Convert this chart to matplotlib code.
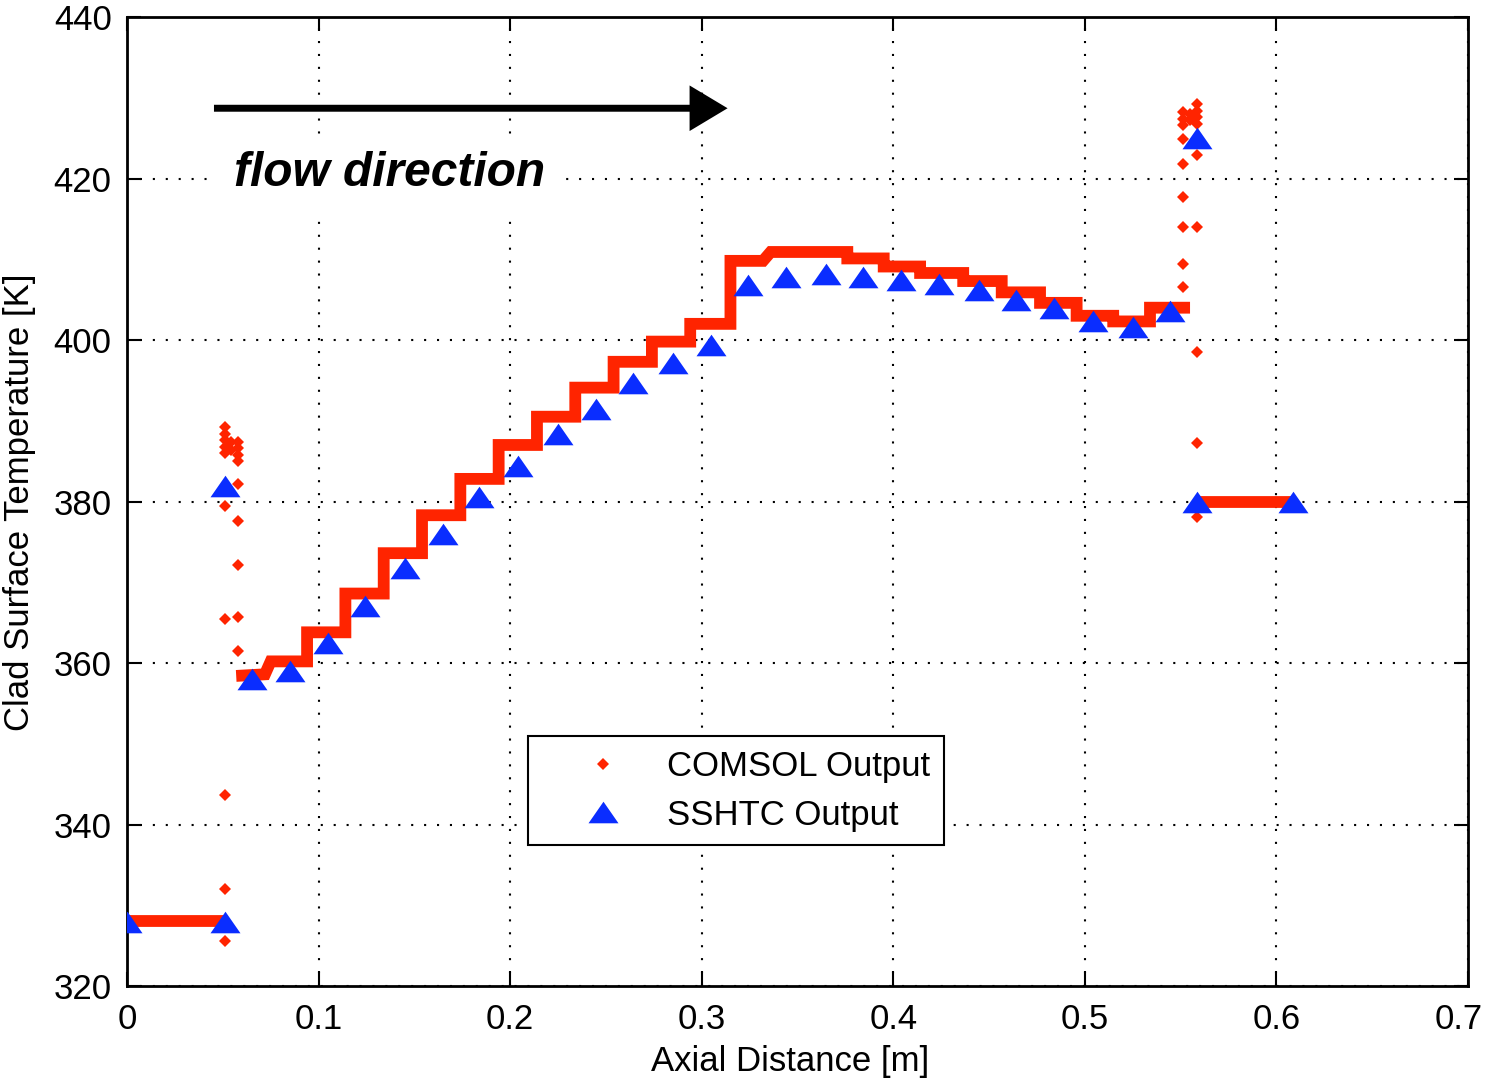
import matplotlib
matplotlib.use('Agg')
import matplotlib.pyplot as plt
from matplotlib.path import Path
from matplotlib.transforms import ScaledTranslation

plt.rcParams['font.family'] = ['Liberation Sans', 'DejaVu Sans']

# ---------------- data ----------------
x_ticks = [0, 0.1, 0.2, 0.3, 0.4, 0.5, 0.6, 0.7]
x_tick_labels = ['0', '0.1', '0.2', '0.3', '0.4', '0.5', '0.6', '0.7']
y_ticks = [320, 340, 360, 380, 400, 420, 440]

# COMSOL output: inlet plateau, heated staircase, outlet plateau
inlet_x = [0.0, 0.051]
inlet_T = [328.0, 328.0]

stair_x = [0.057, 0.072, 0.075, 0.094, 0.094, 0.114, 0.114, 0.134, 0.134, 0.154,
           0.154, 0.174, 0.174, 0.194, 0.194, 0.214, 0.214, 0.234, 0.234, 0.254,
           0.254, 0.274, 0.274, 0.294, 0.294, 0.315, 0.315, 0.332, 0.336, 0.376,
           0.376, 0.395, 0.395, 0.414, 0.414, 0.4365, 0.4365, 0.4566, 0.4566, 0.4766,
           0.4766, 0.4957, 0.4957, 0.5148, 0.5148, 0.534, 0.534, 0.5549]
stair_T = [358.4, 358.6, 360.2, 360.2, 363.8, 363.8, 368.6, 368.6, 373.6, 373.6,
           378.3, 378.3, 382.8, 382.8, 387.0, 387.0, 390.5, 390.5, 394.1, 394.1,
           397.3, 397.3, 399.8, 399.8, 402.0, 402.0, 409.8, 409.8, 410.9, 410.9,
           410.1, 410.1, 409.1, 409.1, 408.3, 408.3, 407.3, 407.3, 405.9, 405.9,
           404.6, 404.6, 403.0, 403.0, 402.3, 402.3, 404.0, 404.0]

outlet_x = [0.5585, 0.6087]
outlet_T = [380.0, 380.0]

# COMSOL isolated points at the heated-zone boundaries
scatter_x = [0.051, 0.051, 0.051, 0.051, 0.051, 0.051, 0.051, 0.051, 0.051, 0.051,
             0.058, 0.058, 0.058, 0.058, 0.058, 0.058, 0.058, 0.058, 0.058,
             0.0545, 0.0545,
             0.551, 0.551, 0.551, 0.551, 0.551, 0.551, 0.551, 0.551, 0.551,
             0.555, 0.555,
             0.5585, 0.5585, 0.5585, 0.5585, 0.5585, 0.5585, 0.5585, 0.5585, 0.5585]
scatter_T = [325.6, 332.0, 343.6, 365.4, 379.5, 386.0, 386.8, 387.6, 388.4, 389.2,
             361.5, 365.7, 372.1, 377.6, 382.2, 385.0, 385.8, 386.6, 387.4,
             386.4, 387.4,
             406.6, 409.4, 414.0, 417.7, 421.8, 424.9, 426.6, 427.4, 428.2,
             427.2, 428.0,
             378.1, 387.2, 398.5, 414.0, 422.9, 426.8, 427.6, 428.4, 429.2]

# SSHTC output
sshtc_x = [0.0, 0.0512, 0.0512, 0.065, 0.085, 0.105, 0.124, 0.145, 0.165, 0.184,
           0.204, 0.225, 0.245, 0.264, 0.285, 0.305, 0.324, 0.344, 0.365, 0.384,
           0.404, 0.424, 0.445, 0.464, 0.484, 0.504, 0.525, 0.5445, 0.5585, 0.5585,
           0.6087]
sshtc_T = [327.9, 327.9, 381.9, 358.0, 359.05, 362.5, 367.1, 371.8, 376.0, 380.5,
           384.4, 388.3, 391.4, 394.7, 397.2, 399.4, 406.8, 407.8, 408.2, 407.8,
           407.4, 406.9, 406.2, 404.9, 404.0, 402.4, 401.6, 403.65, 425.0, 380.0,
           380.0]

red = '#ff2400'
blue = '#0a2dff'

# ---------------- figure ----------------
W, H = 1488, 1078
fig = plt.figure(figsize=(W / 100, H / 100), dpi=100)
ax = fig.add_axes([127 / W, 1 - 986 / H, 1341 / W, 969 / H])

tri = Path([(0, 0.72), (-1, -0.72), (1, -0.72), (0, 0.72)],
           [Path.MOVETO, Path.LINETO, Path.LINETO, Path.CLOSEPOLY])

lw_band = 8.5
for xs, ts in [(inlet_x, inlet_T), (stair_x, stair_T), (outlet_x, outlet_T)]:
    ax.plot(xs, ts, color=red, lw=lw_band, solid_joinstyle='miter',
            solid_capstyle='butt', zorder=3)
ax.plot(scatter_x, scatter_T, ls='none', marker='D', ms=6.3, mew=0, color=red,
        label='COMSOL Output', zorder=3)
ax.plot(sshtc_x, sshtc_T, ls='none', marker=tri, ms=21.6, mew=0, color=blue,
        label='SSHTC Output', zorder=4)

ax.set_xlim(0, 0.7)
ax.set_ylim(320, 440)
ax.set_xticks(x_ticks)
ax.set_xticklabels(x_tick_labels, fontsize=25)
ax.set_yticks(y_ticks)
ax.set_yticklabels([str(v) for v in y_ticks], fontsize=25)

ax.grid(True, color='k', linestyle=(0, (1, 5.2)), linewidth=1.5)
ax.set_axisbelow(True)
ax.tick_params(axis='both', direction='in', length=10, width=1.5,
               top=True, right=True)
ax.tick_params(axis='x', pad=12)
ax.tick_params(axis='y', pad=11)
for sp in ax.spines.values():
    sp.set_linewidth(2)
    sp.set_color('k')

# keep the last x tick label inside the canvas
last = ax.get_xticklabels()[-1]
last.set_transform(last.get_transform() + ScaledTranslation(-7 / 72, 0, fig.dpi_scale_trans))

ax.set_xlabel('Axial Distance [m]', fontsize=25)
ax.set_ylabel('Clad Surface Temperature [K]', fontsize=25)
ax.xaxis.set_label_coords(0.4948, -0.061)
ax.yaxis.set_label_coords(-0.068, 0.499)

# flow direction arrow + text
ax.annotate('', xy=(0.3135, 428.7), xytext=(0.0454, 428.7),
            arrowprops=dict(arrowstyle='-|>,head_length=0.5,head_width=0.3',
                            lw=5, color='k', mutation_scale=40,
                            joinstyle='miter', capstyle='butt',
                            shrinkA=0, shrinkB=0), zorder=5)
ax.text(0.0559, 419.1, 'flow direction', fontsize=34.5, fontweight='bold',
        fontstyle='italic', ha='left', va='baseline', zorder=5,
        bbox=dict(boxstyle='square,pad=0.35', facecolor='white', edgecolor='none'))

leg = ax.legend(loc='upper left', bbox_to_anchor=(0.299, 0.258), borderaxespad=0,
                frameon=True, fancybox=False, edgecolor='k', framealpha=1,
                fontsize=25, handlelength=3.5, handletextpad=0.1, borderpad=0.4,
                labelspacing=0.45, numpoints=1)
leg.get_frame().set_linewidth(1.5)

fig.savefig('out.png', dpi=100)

● ● ● ●

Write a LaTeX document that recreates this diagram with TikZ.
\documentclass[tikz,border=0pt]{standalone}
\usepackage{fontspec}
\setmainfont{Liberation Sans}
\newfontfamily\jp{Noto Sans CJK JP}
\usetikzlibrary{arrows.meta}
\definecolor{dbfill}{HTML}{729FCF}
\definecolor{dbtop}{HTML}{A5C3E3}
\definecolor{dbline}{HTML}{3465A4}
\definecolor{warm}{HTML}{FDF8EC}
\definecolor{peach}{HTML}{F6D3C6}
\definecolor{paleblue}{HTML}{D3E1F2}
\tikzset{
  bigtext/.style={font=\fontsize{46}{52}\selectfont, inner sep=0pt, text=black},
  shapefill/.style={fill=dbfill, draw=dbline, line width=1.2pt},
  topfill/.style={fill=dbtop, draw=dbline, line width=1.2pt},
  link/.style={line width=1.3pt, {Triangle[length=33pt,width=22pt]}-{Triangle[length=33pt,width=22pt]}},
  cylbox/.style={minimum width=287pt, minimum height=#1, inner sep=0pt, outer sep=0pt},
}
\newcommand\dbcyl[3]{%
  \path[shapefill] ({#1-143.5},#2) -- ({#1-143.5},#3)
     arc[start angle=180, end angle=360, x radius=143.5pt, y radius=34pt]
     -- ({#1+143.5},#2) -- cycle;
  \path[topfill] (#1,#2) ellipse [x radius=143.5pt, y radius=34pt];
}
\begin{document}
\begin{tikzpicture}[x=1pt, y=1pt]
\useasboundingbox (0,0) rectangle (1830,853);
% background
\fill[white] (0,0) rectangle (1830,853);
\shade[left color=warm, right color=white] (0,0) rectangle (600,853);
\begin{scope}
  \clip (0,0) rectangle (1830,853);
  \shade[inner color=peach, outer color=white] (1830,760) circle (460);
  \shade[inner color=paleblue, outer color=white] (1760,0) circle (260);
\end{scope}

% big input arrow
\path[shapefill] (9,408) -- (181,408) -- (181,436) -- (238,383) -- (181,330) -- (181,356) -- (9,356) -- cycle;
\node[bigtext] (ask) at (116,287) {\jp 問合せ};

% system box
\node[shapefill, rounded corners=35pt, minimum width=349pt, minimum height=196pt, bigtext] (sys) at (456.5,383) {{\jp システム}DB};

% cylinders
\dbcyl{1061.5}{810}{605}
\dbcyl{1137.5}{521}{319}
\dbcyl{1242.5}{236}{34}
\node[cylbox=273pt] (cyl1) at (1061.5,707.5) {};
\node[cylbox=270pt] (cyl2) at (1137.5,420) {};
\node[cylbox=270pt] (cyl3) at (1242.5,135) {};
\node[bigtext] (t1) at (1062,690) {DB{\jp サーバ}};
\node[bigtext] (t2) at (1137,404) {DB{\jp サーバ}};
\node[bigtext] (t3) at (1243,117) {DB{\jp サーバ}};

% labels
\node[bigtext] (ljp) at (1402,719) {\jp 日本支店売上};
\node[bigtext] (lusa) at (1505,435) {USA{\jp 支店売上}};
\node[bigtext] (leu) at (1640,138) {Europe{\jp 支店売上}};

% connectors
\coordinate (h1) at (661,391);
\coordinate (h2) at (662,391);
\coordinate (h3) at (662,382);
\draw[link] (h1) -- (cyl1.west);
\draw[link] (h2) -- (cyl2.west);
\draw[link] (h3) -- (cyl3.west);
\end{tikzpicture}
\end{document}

● ● ● ●

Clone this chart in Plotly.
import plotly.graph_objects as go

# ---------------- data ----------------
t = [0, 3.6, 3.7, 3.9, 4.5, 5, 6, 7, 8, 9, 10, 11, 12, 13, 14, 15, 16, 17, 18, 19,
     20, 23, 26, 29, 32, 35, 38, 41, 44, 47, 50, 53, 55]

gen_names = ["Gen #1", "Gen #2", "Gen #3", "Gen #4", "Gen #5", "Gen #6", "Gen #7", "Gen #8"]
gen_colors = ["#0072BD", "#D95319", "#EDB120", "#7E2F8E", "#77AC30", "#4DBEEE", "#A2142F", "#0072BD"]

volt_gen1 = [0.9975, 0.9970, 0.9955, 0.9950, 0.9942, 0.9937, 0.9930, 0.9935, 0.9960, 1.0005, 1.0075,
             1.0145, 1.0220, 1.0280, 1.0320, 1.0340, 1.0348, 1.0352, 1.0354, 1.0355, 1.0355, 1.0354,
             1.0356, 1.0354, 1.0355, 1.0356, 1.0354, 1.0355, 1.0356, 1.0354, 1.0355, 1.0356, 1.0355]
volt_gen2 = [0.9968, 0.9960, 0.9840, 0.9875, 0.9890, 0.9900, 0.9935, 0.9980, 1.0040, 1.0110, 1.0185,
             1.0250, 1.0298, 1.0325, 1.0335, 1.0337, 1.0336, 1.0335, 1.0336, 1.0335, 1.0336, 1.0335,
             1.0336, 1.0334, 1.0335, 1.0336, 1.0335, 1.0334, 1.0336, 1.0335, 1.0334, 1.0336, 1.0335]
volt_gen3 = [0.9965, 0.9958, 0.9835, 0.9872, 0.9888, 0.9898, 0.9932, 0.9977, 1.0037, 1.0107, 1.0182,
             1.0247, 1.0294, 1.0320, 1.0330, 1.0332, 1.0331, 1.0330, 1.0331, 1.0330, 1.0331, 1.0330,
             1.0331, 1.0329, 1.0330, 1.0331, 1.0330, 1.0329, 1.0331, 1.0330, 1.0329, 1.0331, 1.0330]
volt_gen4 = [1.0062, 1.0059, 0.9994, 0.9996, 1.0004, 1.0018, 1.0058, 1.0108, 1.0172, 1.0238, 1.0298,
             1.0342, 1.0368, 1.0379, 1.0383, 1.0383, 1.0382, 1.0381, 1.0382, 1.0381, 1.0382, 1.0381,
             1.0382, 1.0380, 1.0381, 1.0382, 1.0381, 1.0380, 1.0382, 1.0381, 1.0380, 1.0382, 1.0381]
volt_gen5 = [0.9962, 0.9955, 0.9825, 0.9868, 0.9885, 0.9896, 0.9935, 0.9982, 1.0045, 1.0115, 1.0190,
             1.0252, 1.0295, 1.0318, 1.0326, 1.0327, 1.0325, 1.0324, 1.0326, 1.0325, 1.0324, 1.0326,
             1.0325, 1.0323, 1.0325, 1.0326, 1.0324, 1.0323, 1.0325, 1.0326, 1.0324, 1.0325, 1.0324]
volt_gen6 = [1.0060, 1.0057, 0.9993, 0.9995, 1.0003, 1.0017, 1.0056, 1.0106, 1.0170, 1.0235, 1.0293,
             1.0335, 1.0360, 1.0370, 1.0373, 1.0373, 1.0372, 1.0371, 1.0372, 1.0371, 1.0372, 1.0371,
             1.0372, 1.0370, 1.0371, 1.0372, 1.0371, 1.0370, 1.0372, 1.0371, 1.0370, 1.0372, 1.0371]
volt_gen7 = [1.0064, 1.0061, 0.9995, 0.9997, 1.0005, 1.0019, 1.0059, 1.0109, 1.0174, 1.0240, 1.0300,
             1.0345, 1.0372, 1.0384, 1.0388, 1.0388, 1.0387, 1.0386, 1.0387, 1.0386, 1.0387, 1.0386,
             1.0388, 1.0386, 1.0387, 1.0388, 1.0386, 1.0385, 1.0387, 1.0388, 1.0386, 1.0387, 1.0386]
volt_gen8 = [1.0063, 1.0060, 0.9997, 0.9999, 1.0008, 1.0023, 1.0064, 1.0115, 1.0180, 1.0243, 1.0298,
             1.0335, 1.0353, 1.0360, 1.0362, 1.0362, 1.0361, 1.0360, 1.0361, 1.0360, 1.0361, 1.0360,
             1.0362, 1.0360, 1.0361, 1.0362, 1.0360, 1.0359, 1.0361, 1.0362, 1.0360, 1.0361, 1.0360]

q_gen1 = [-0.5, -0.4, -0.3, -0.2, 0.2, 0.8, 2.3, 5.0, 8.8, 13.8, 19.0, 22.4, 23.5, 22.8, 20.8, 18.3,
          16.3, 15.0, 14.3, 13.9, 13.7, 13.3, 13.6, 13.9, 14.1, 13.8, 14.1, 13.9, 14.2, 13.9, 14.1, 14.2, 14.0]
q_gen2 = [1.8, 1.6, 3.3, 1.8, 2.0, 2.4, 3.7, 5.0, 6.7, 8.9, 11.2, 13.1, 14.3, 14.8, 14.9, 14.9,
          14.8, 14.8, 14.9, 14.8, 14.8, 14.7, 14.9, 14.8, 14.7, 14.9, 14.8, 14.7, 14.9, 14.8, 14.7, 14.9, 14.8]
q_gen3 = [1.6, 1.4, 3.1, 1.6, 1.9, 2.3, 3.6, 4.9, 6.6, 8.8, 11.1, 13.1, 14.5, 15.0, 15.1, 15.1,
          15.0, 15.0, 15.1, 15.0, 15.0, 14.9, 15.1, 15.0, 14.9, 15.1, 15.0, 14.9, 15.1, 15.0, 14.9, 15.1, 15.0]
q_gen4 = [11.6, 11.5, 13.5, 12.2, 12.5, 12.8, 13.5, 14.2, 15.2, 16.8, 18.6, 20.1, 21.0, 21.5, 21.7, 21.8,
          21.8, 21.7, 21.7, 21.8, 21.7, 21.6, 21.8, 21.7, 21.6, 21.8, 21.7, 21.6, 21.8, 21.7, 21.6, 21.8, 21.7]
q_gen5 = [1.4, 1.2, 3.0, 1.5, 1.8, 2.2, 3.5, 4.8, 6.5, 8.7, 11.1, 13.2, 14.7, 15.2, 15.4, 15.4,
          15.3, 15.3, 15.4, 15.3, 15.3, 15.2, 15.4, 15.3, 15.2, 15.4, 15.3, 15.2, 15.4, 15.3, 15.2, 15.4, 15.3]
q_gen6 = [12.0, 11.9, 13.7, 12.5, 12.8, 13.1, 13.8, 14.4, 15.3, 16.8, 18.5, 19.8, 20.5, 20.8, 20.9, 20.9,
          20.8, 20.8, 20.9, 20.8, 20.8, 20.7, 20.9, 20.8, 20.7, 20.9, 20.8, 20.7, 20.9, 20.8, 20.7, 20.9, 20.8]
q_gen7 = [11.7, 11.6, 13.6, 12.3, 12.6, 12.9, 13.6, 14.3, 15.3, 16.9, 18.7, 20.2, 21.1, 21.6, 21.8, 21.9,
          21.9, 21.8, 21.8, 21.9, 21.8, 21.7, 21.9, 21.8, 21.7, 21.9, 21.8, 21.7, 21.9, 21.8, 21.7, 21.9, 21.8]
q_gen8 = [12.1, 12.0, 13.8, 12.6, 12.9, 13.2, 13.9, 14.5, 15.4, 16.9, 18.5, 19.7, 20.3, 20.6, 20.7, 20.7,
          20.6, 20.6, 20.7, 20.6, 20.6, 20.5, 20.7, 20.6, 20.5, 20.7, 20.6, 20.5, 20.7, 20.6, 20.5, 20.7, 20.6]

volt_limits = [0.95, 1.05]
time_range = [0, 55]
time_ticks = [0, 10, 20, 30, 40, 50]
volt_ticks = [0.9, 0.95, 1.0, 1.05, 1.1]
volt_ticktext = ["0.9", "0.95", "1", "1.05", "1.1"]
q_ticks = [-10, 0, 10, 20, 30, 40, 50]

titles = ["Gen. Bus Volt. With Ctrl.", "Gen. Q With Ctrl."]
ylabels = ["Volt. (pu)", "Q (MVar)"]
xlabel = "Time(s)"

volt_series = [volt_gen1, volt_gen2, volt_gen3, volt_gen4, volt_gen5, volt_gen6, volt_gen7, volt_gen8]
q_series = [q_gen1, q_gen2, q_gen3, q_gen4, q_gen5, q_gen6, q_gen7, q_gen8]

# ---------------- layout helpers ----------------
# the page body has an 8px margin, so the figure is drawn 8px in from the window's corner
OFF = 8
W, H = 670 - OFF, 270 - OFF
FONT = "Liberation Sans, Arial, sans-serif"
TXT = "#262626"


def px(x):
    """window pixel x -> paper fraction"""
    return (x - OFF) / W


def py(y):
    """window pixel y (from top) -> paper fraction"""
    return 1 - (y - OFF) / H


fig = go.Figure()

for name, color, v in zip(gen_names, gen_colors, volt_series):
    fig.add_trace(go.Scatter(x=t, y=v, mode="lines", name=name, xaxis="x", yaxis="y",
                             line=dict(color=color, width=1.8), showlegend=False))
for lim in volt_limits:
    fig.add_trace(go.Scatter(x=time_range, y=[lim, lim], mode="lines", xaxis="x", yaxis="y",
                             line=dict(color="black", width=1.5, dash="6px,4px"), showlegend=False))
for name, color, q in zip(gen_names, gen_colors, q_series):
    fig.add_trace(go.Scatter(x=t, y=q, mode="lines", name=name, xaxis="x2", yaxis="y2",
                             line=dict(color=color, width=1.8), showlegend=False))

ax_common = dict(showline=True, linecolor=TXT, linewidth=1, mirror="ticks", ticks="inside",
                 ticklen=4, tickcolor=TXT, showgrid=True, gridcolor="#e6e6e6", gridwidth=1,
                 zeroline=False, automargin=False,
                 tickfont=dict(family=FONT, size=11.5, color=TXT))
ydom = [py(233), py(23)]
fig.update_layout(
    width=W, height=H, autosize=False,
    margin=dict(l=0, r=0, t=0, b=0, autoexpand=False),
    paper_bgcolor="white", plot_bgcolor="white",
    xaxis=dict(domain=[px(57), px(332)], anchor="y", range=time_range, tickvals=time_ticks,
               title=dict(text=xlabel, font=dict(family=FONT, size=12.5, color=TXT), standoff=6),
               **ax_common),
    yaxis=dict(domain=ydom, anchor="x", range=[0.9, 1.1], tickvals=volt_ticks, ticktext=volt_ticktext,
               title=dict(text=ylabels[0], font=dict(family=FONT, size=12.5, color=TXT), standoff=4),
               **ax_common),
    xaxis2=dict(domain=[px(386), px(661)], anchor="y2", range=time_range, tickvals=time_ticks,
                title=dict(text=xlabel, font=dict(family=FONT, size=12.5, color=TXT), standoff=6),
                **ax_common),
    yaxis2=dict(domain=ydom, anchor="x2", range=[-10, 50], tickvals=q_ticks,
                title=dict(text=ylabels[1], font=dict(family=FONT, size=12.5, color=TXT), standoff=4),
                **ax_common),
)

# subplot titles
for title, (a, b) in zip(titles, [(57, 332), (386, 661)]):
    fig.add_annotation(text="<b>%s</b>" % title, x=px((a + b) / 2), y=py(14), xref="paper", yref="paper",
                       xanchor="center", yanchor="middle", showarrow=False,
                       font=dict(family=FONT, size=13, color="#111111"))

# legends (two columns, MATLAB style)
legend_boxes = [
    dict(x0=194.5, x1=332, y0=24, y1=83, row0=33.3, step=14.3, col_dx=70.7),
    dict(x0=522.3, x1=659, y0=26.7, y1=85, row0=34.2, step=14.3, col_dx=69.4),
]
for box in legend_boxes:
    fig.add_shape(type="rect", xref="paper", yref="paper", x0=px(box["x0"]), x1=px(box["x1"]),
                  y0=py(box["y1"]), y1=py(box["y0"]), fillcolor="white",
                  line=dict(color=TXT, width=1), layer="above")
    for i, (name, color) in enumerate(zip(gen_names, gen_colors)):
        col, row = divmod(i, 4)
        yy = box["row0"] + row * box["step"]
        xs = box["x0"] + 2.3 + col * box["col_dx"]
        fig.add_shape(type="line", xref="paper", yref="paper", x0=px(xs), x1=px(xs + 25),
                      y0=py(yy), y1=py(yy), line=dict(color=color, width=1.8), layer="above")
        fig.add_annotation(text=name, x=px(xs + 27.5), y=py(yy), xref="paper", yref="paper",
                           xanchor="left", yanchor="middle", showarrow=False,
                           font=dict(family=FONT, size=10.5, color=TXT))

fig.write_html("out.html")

● ● ● ●

### Exercise directions
In the records, locate each line holding the string "matplotlib" and copy it.

### Solution for this exercise
Convert this chart to matplotlib code.
import matplotlib
matplotlib.use('Agg')
import matplotlib.pyplot as plt
from matplotlib.path import Path
from matplotlib.transforms import ScaledTranslation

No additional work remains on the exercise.